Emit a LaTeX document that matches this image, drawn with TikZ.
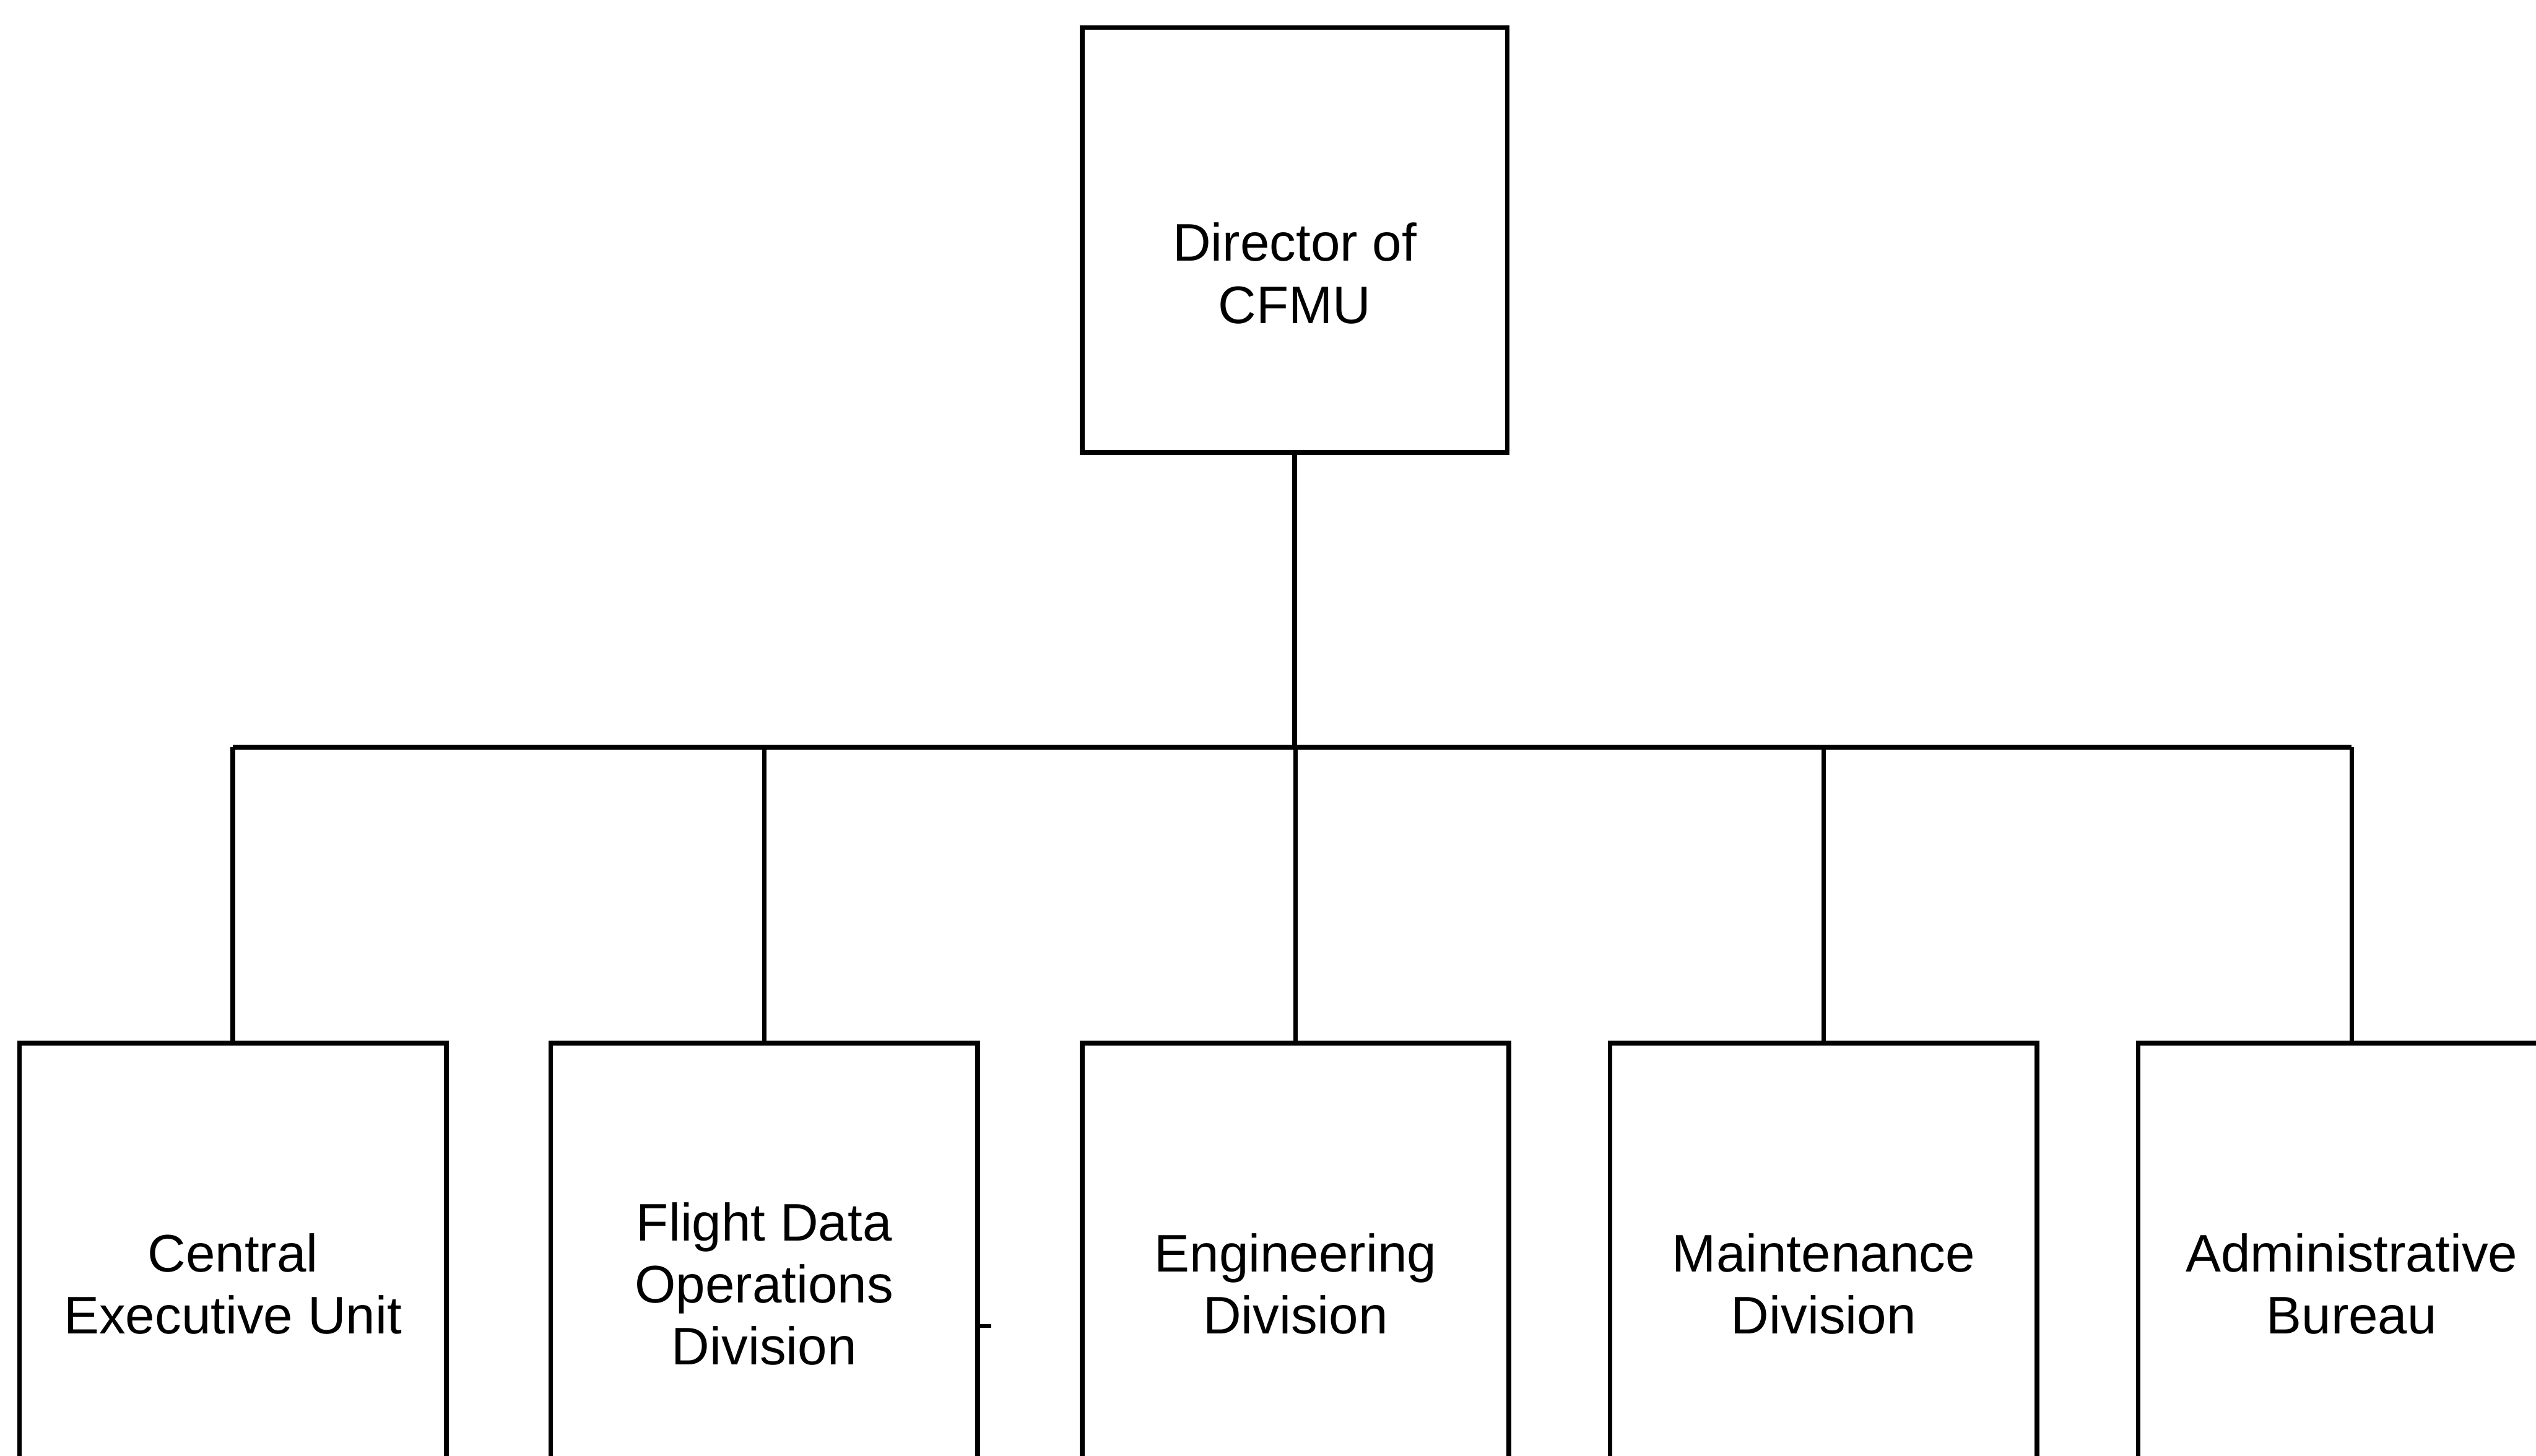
\documentclass[tikz,border=0pt]{standalone}
\usepackage{fontspec}
\setmainfont{Liberation Sans}
\begin{document}
\begin{tikzpicture}[x=0.02cm,y=-0.02cm,
  topbox/.style={draw=black, line width=1.7pt, rectangle, inner sep=0pt,
    minimum width=5.26cm, minimum height=5.26cm},
  unitbox/.style={draw=black, line width=1.7pt, rectangle, inner sep=0pt,
    minimum width=5.28cm, minimum height=5.96cm,
    align=center, font=\fontsize{18.6}{21.8}\selectfont},
  link/.style={draw=black, line width=1.6pt},
  lbl/.style={align=center, font=\fontsize{18.6}{21.8}\selectfont, inner sep=0pt}]
\useasboundingbox (0,0) rectangle (1568,900);
\clip (0,0) rectangle (1568,900);

% head of the unit
\node[topbox] (dir) at (800.5,148.5) {};
\node[lbl] (dirtext) at (800.5,169) {Director of\\CFMU};

% divisions (boxes run past the lower edge)
\node[unitbox] (ceu) at (144,794)  {Central\\Executive Unit};
\node[unitbox] (fdo) at (472.5,794) {Flight Data\\Operations\\Division};
\node[unitbox] (eng) at (801,794)  {Engineering\\Division};
\node[unitbox] (mnt) at (1127.5,794) {Maintenance\\Division};
\node[unitbox] (adm) at (1454,794) {Administrative\\Bureau};

% distribution bus
\coordinate (bus) at (800.5,462);
\draw[link] (dir.south) -- (bus);
\draw[link] (ceu.north |- bus) -- (adm.north |- bus);
\foreach \u in {ceu,fdo,eng,mnt,adm}
  \draw[link] (\u.north |- bus) -- (\u.north);

% small stub on the right side of the flight data box
\draw[line width=1.2pt] ([yshift=-0.52cm]fdo.east) -- ++(7,0);
\end{tikzpicture}
\end{document}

Problem description
Give every line above again exactly, with no pictures.

The completed task
Emit a LaTeX document that matches this image, drawn with TikZ.
\documentclass[tikz,border=0pt]{standalone}
\usepackage{fontspec}
\setmainfont{Liberation Sans}
\begin{document}
\begin{tikzpicture}[x=0.02cm,y=-0.02cm,
  topbox/.style={draw=black, line width=1.7pt, rectangle, inner sep=0pt,
    minimum width=5.26cm, minimum height=5.26cm},
  unitbox/.style={draw=black, line width=1.7pt, rectangle, inner sep=0pt,
    minimum width=5.28cm, minimum height=5.96cm,
    align=center, font=\fontsize{18.6}{21.8}\selectfont},
  link/.style={draw=black, line width=1.6pt},
  lbl/.style={align=center, font=\fontsize{18.6}{21.8}\selectfont, inner sep=0pt}]
\useasboundingbox (0,0) rectangle (1568,900);
\clip (0,0) rectangle (1568,900);

% head of the unit
\node[topbox] (dir) at (800.5,148.5) {};
\node[lbl] (dirtext) at (800.5,169) {Director of\\CFMU};

% divisions (boxes run past the lower edge)
\node[unitbox] (ceu) at (144,794)  {Central\\Executive Unit};
\node[unitbox] (fdo) at (472.5,794) {Flight Data\\Operations\\Division};
\node[unitbox] (eng) at (801,794)  {Engineering\\Division};
\node[unitbox] (mnt) at (1127.5,794) {Maintenance\\Division};
\node[unitbox] (adm) at (1454,794) {Administrative\\Bureau};

% distribution bus
\coordinate (bus) at (800.5,462);
\draw[link] (dir.south) -- (bus);
\draw[link] (ceu.north |- bus) -- (adm.north |- bus);
\foreach \u in {ceu,fdo,eng,mnt,adm}
  \draw[link] (\u.north |- bus) -- (\u.north);

% small stub on the right side of the flight data box
\draw[line width=1.2pt] ([yshift=-0.52cm]fdo.east) -- ++(7,0);
\end{tikzpicture}
\end{document}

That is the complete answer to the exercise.